start

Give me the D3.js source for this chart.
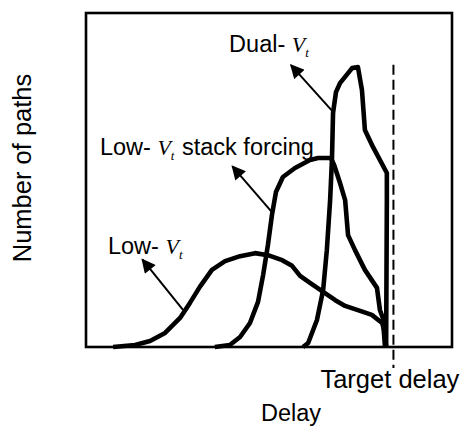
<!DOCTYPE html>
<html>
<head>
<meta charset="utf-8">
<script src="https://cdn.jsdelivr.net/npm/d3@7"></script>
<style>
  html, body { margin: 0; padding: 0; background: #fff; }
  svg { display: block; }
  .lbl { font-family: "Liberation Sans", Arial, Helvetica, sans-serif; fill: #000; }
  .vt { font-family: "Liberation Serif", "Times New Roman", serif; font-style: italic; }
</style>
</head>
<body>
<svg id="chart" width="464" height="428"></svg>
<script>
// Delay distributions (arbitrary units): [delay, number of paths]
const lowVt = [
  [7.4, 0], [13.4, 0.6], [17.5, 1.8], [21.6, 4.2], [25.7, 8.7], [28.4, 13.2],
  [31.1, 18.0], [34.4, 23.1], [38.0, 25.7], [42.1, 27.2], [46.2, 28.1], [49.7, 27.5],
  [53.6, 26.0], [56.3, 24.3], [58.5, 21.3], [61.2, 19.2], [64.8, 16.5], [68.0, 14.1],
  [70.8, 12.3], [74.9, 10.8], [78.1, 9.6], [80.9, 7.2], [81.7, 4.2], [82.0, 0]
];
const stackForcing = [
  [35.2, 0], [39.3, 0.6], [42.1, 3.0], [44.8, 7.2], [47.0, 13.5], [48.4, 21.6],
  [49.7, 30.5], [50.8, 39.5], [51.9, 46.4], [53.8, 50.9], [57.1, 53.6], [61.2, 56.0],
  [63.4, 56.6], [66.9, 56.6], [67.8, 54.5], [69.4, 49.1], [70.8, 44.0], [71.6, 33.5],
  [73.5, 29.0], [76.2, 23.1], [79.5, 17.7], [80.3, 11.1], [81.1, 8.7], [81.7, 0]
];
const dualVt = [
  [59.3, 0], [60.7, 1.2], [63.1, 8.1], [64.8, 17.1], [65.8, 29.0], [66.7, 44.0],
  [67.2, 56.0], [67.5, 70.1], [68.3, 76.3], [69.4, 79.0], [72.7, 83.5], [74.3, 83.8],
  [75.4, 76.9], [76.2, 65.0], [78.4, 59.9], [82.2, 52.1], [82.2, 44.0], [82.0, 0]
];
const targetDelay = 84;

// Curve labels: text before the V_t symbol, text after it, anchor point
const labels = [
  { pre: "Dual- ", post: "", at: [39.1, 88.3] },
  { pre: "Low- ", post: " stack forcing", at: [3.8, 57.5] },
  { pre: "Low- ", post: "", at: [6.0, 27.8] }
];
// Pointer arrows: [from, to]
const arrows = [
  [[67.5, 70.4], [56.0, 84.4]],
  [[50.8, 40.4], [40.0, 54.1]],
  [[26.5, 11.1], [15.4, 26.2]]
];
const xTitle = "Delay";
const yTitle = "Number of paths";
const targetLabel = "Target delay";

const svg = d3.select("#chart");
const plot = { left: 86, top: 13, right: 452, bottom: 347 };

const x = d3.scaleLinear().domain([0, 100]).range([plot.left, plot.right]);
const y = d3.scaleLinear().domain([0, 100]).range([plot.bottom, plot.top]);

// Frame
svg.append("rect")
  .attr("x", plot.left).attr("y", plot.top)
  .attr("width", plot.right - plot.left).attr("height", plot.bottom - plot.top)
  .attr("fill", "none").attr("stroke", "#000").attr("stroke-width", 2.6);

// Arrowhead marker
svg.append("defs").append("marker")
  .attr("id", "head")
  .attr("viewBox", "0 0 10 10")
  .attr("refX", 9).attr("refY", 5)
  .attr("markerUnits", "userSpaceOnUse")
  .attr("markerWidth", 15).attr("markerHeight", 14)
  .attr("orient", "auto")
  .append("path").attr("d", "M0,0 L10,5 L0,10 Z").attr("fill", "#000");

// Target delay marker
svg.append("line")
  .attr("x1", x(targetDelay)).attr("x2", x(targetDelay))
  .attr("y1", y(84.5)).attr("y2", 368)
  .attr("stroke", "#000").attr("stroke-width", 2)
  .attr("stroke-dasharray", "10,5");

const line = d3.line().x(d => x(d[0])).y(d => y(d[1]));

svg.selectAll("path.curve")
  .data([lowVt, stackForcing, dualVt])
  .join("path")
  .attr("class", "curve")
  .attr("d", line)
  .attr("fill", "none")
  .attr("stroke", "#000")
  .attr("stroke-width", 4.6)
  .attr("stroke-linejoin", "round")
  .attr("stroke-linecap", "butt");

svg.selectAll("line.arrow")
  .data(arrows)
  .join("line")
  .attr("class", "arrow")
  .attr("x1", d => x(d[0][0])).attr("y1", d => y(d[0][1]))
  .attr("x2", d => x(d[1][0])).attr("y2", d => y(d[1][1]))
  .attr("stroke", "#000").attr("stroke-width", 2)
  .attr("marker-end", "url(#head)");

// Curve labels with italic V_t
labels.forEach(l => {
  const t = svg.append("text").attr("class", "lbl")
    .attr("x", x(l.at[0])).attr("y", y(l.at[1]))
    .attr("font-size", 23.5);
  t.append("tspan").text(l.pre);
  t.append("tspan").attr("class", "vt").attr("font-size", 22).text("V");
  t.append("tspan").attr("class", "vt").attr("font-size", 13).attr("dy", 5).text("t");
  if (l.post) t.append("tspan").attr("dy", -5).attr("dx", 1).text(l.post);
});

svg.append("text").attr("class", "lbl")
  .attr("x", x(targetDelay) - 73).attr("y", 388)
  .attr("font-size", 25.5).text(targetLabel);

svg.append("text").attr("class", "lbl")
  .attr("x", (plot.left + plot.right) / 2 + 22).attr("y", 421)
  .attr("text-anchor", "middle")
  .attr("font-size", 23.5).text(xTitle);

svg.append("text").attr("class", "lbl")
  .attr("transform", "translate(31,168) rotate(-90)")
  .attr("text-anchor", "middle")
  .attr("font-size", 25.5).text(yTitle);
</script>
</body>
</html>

end

▶ _WORK REQUIRED_:
Every line of the data above should be quoted exactly. Omit the pictures.

▶ _CORRECT OUTPUT_:
Give me the D3.js source for this chart.
<!DOCTYPE html>
<html>
<head>
<meta charset="utf-8">
<script src="https://cdn.jsdelivr.net/npm/d3@7"></script>
<style>
  html, body { margin: 0; padding: 0; background: #fff; }
  svg { display: block; }
  .lbl { font-family: "Liberation Sans", Arial, Helvetica, sans-serif; fill: #000; }
  .vt { font-family: "Liberation Serif", "Times New Roman", serif; font-style: italic; }
</style>
</head>
<body>
<svg id="chart" width="464" height="428"></svg>
<script>
// Delay distributions (arbitrary units): [delay, number of paths]
const lowVt = [
  [7.4, 0], [13.4, 0.6], [17.5, 1.8], [21.6, 4.2], [25.7, 8.7], [28.4, 13.2],
  [31.1, 18.0], [34.4, 23.1], [38.0, 25.7], [42.1, 27.2], [46.2, 28.1], [49.7, 27.5],
  [53.6, 26.0], [56.3, 24.3], [58.5, 21.3], [61.2, 19.2], [64.8, 16.5], [68.0, 14.1],
  [70.8, 12.3], [74.9, 10.8], [78.1, 9.6], [80.9, 7.2], [81.7, 4.2], [82.0, 0]
];
const stackForcing = [
  [35.2, 0], [39.3, 0.6], [42.1, 3.0], [44.8, 7.2], [47.0, 13.5], [48.4, 21.6],
  [49.7, 30.5], [50.8, 39.5], [51.9, 46.4], [53.8, 50.9], [57.1, 53.6], [61.2, 56.0],
  [63.4, 56.6], [66.9, 56.6], [67.8, 54.5], [69.4, 49.1], [70.8, 44.0], [71.6, 33.5],
  [73.5, 29.0], [76.2, 23.1], [79.5, 17.7], [80.3, 11.1], [81.1, 8.7], [81.7, 0]
];
const dualVt = [
  [59.3, 0], [60.7, 1.2], [63.1, 8.1], [64.8, 17.1], [65.8, 29.0], [66.7, 44.0],
  [67.2, 56.0], [67.5, 70.1], [68.3, 76.3], [69.4, 79.0], [72.7, 83.5], [74.3, 83.8],
  [75.4, 76.9], [76.2, 65.0], [78.4, 59.9], [82.2, 52.1], [82.2, 44.0], [82.0, 0]
];
const targetDelay = 84;

// Curve labels: text before the V_t symbol, text after it, anchor point
const labels = [
  { pre: "Dual- ", post: "", at: [39.1, 88.3] },
  { pre: "Low- ", post: " stack forcing", at: [3.8, 57.5] },
  { pre: "Low- ", post: "", at: [6.0, 27.8] }
];
// Pointer arrows: [from, to]
const arrows = [
  [[67.5, 70.4], [56.0, 84.4]],
  [[50.8, 40.4], [40.0, 54.1]],
  [[26.5, 11.1], [15.4, 26.2]]
];
const xTitle = "Delay";
const yTitle = "Number of paths";
const targetLabel = "Target delay";

const svg = d3.select("#chart");
const plot = { left: 86, top: 13, right: 452, bottom: 347 };

const x = d3.scaleLinear().domain([0, 100]).range([plot.left, plot.right]);
const y = d3.scaleLinear().domain([0, 100]).range([plot.bottom, plot.top]);

// Frame
svg.append("rect")
  .attr("x", plot.left).attr("y", plot.top)
  .attr("width", plot.right - plot.left).attr("height", plot.bottom - plot.top)
  .attr("fill", "none").attr("stroke", "#000").attr("stroke-width", 2.6);

// Arrowhead marker
svg.append("defs").append("marker")
  .attr("id", "head")
  .attr("viewBox", "0 0 10 10")
  .attr("refX", 9).attr("refY", 5)
  .attr("markerUnits", "userSpaceOnUse")
  .attr("markerWidth", 15).attr("markerHeight", 14)
  .attr("orient", "auto")
  .append("path").attr("d", "M0,0 L10,5 L0,10 Z").attr("fill", "#000");

// Target delay marker
svg.append("line")
  .attr("x1", x(targetDelay)).attr("x2", x(targetDelay))
  .attr("y1", y(84.5)).attr("y2", 368)
  .attr("stroke", "#000").attr("stroke-width", 2)
  .attr("stroke-dasharray", "10,5");

const line = d3.line().x(d => x(d[0])).y(d => y(d[1]));

svg.selectAll("path.curve")
  .data([lowVt, stackForcing, dualVt])
  .join("path")
  .attr("class", "curve")
  .attr("d", line)
  .attr("fill", "none")
  .attr("stroke", "#000")
  .attr("stroke-width", 4.6)
  .attr("stroke-linejoin", "round")
  .attr("stroke-linecap", "butt");

svg.selectAll("line.arrow")
  .data(arrows)
  .join("line")
  .attr("class", "arrow")
  .attr("x1", d => x(d[0][0])).attr("y1", d => y(d[0][1]))
  .attr("x2", d => x(d[1][0])).attr("y2", d => y(d[1][1]))
  .attr("stroke", "#000").attr("stroke-width", 2)
  .attr("marker-end", "url(#head)");

// Curve labels with italic V_t
labels.forEach(l => {
  const t = svg.append("text").attr("class", "lbl")
    .attr("x", x(l.at[0])).attr("y", y(l.at[1]))
    .attr("font-size", 23.5);
  t.append("tspan").text(l.pre);
  t.append("tspan").attr("class", "vt").attr("font-size", 22).text("V");
  t.append("tspan").attr("class", "vt").attr("font-size", 13).attr("dy", 5).text("t");
  if (l.post) t.append("tspan").attr("dy", -5).attr("dx", 1).text(l.post);
});

svg.append("text").attr("class", "lbl")
  .attr("x", x(targetDelay) - 73).attr("y", 388)
  .attr("font-size", 25.5).text(targetLabel);

svg.append("text").attr("class", "lbl")
  .attr("x", (plot.left + plot.right) / 2 + 22).attr("y", 421)
  .attr("text-anchor", "middle")
  .attr("font-size", 23.5).text(xTitle);

svg.append("text").attr("class", "lbl")
  .attr("transform", "translate(31,168) rotate(-90)")
  .attr("text-anchor", "middle")
  .attr("font-size", 25.5).text(yTitle);
</script>
</body>
</html>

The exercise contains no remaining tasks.